WHAT THE TASK ASKS:
Repeat the data that follows, word for word, without the images.

DATA EXCERPT:
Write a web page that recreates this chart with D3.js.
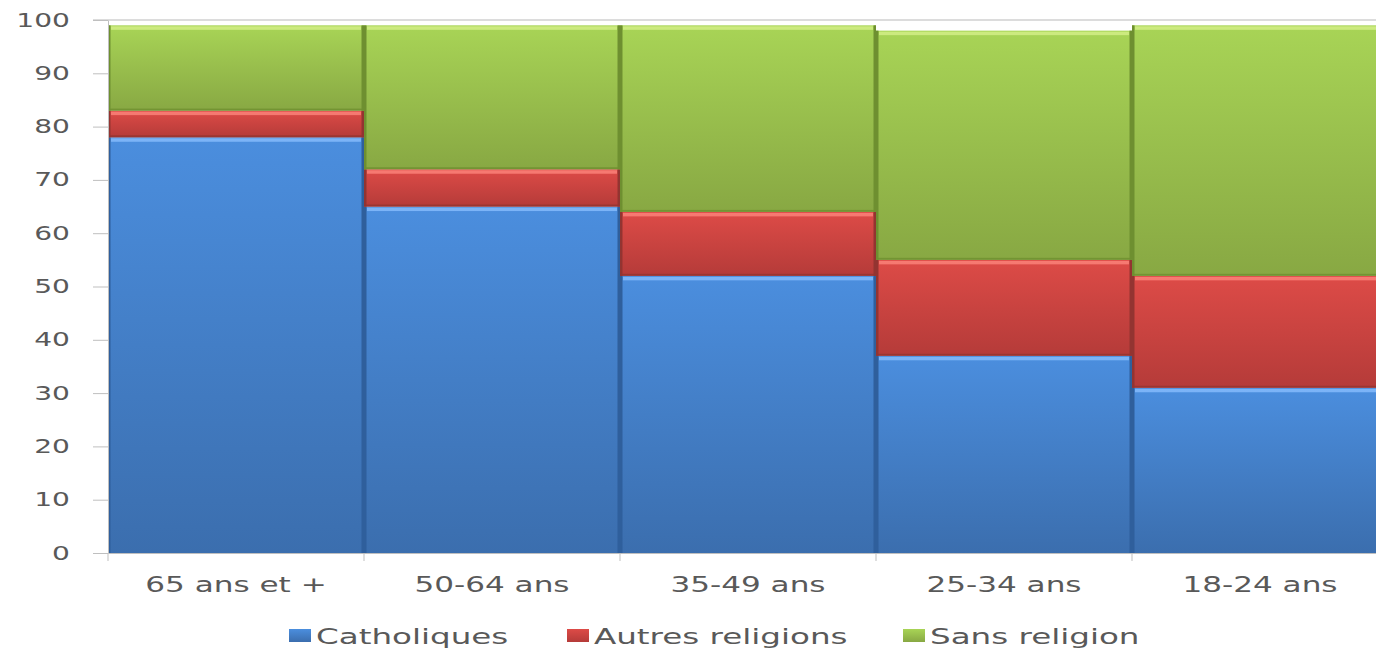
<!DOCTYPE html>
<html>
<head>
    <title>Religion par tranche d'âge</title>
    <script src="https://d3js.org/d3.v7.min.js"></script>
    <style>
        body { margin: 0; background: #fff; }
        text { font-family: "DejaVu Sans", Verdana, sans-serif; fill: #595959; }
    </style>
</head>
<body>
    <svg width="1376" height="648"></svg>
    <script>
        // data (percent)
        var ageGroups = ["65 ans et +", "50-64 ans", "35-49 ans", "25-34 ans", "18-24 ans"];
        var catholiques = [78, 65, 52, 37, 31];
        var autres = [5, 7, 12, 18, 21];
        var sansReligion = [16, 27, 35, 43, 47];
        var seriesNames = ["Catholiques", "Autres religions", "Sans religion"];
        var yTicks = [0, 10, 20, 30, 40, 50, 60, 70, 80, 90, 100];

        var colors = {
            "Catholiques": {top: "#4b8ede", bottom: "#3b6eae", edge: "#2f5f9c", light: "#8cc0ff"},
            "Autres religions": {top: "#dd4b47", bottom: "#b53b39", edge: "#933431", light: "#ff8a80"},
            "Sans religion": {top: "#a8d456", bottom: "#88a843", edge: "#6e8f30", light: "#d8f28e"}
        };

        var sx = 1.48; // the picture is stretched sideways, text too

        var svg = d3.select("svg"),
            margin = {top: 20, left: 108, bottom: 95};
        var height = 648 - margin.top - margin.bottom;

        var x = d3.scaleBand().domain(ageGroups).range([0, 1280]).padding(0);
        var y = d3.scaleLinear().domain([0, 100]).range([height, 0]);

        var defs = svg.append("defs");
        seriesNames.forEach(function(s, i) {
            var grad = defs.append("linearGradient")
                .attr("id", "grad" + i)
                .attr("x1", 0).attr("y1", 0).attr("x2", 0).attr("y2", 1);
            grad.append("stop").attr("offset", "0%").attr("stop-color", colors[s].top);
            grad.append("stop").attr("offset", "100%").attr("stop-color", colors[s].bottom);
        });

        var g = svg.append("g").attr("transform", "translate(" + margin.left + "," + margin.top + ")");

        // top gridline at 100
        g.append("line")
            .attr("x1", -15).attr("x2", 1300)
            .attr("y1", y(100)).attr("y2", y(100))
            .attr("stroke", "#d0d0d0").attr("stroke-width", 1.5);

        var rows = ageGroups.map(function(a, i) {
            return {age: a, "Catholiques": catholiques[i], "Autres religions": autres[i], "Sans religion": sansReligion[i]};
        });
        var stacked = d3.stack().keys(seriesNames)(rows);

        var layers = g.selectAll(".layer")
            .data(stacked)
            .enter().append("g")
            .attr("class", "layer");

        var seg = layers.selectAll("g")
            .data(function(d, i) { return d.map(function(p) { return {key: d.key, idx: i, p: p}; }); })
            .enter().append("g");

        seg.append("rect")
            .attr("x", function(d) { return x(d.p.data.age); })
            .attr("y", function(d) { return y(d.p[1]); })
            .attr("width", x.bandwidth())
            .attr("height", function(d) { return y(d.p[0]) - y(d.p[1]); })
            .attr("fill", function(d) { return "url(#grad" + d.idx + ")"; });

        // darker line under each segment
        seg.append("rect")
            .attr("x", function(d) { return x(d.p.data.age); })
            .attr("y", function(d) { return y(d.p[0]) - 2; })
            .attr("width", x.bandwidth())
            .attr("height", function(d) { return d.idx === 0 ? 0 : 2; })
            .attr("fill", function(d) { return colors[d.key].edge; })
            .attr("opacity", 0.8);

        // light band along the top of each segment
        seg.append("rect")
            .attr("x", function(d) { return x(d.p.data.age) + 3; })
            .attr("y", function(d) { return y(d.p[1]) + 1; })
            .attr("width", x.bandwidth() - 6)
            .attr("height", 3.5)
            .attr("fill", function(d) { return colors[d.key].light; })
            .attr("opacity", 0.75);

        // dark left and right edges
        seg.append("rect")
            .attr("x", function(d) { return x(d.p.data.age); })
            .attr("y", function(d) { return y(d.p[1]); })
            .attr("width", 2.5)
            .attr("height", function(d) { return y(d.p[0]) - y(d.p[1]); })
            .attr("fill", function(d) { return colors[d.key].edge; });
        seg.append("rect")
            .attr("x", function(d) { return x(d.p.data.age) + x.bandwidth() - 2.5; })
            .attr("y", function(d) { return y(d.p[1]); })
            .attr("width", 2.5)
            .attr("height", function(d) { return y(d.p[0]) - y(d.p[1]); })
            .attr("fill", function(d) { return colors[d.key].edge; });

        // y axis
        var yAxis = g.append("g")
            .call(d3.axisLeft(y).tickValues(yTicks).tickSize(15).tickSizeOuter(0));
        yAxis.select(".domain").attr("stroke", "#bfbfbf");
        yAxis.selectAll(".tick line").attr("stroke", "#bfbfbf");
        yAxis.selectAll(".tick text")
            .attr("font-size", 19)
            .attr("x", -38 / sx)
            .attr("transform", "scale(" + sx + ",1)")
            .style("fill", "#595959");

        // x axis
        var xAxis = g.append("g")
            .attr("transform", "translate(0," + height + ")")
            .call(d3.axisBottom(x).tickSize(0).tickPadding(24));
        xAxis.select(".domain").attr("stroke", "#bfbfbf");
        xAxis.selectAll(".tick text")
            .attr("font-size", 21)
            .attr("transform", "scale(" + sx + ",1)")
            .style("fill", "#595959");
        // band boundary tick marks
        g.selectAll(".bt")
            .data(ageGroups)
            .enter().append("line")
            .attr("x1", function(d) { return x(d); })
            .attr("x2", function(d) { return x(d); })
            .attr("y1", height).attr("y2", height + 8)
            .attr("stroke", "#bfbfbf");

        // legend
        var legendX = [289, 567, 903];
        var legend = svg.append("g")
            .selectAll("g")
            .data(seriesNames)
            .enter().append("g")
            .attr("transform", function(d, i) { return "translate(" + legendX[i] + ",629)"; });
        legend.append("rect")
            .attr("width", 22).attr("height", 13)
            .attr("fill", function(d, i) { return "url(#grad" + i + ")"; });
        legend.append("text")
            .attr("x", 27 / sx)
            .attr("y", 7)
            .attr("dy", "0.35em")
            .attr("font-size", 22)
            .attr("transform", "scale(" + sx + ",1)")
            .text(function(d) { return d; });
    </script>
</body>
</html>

EXPECTED OUTPUT:
Write a web page that recreates this chart with D3.js.
<!DOCTYPE html>
<html>
<head>
    <title>Religion par tranche d'âge</title>
    <script src="https://d3js.org/d3.v7.min.js"></script>
    <style>
        body { margin: 0; background: #fff; }
        text { font-family: "DejaVu Sans", Verdana, sans-serif; fill: #595959; }
    </style>
</head>
<body>
    <svg width="1376" height="648"></svg>
    <script>
        // data (percent)
        var ageGroups = ["65 ans et +", "50-64 ans", "35-49 ans", "25-34 ans", "18-24 ans"];
        var catholiques = [78, 65, 52, 37, 31];
        var autres = [5, 7, 12, 18, 21];
        var sansReligion = [16, 27, 35, 43, 47];
        var seriesNames = ["Catholiques", "Autres religions", "Sans religion"];
        var yTicks = [0, 10, 20, 30, 40, 50, 60, 70, 80, 90, 100];

        var colors = {
            "Catholiques": {top: "#4b8ede", bottom: "#3b6eae", edge: "#2f5f9c", light: "#8cc0ff"},
            "Autres religions": {top: "#dd4b47", bottom: "#b53b39", edge: "#933431", light: "#ff8a80"},
            "Sans religion": {top: "#a8d456", bottom: "#88a843", edge: "#6e8f30", light: "#d8f28e"}
        };

        var sx = 1.48; // the picture is stretched sideways, text too

        var svg = d3.select("svg"),
            margin = {top: 20, left: 108, bottom: 95};
        var height = 648 - margin.top - margin.bottom;

        var x = d3.scaleBand().domain(ageGroups).range([0, 1280]).padding(0);
        var y = d3.scaleLinear().domain([0, 100]).range([height, 0]);

        var defs = svg.append("defs");
        seriesNames.forEach(function(s, i) {
            var grad = defs.append("linearGradient")
                .attr("id", "grad" + i)
                .attr("x1", 0).attr("y1", 0).attr("x2", 0).attr("y2", 1);
            grad.append("stop").attr("offset", "0%").attr("stop-color", colors[s].top);
            grad.append("stop").attr("offset", "100%").attr("stop-color", colors[s].bottom);
        });

        var g = svg.append("g").attr("transform", "translate(" + margin.left + "," + margin.top + ")");

        // top gridline at 100
        g.append("line")
            .attr("x1", -15).attr("x2", 1300)
            .attr("y1", y(100)).attr("y2", y(100))
            .attr("stroke", "#d0d0d0").attr("stroke-width", 1.5);

        var rows = ageGroups.map(function(a, i) {
            return {age: a, "Catholiques": catholiques[i], "Autres religions": autres[i], "Sans religion": sansReligion[i]};
        });
        var stacked = d3.stack().keys(seriesNames)(rows);

        var layers = g.selectAll(".layer")
            .data(stacked)
            .enter().append("g")
            .attr("class", "layer");

        var seg = layers.selectAll("g")
            .data(function(d, i) { return d.map(function(p) { return {key: d.key, idx: i, p: p}; }); })
            .enter().append("g");

        seg.append("rect")
            .attr("x", function(d) { return x(d.p.data.age); })
            .attr("y", function(d) { return y(d.p[1]); })
            .attr("width", x.bandwidth())
            .attr("height", function(d) { return y(d.p[0]) - y(d.p[1]); })
            .attr("fill", function(d) { return "url(#grad" + d.idx + ")"; });

        // darker line under each segment
        seg.append("rect")
            .attr("x", function(d) { return x(d.p.data.age); })
            .attr("y", function(d) { return y(d.p[0]) - 2; })
            .attr("width", x.bandwidth())
            .attr("height", function(d) { return d.idx === 0 ? 0 : 2; })
            .attr("fill", function(d) { return colors[d.key].edge; })
            .attr("opacity", 0.8);

        // light band along the top of each segment
        seg.append("rect")
            .attr("x", function(d) { return x(d.p.data.age) + 3; })
            .attr("y", function(d) { return y(d.p[1]) + 1; })
            .attr("width", x.bandwidth() - 6)
            .attr("height", 3.5)
            .attr("fill", function(d) { return colors[d.key].light; })
            .attr("opacity", 0.75);

        // dark left and right edges
        seg.append("rect")
            .attr("x", function(d) { return x(d.p.data.age); })
            .attr("y", function(d) { return y(d.p[1]); })
            .attr("width", 2.5)
            .attr("height", function(d) { return y(d.p[0]) - y(d.p[1]); })
            .attr("fill", function(d) { return colors[d.key].edge; });
        seg.append("rect")
            .attr("x", function(d) { return x(d.p.data.age) + x.bandwidth() - 2.5; })
            .attr("y", function(d) { return y(d.p[1]); })
            .attr("width", 2.5)
            .attr("height", function(d) { return y(d.p[0]) - y(d.p[1]); })
            .attr("fill", function(d) { return colors[d.key].edge; });

        // y axis
        var yAxis = g.append("g")
            .call(d3.axisLeft(y).tickValues(yTicks).tickSize(15).tickSizeOuter(0));
        yAxis.select(".domain").attr("stroke", "#bfbfbf");
        yAxis.selectAll(".tick line").attr("stroke", "#bfbfbf");
        yAxis.selectAll(".tick text")
            .attr("font-size", 19)
            .attr("x", -38 / sx)
            .attr("transform", "scale(" + sx + ",1)")
            .style("fill", "#595959");

        // x axis
        var xAxis = g.append("g")
            .attr("transform", "translate(0," + height + ")")
            .call(d3.axisBottom(x).tickSize(0).tickPadding(24));
        xAxis.select(".domain").attr("stroke", "#bfbfbf");
        xAxis.selectAll(".tick text")
            .attr("font-size", 21)
            .attr("transform", "scale(" + sx + ",1)")
            .style("fill", "#595959");
        // band boundary tick marks
        g.selectAll(".bt")
            .data(ageGroups)
            .enter().append("line")
            .attr("x1", function(d) { return x(d); })
            .attr("x2", function(d) { return x(d); })
            .attr("y1", height).attr("y2", height + 8)
            .attr("stroke", "#bfbfbf");

        // legend
        var legendX = [289, 567, 903];
        var legend = svg.append("g")
            .selectAll("g")
            .data(seriesNames)
            .enter().append("g")
            .attr("transform", function(d, i) { return "translate(" + legendX[i] + ",629)"; });
        legend.append("rect")
            .attr("width", 22).attr("height", 13)
            .attr("fill", function(d, i) { return "url(#grad" + i + ")"; });
        legend.append("text")
            .attr("x", 27 / sx)
            .attr("y", 7)
            .attr("dy", "0.35em")
            .attr("font-size", 22)
            .attr("transform", "scale(" + sx + ",1)")
            .text(function(d) { return d; });
    </script>
</body>
</html>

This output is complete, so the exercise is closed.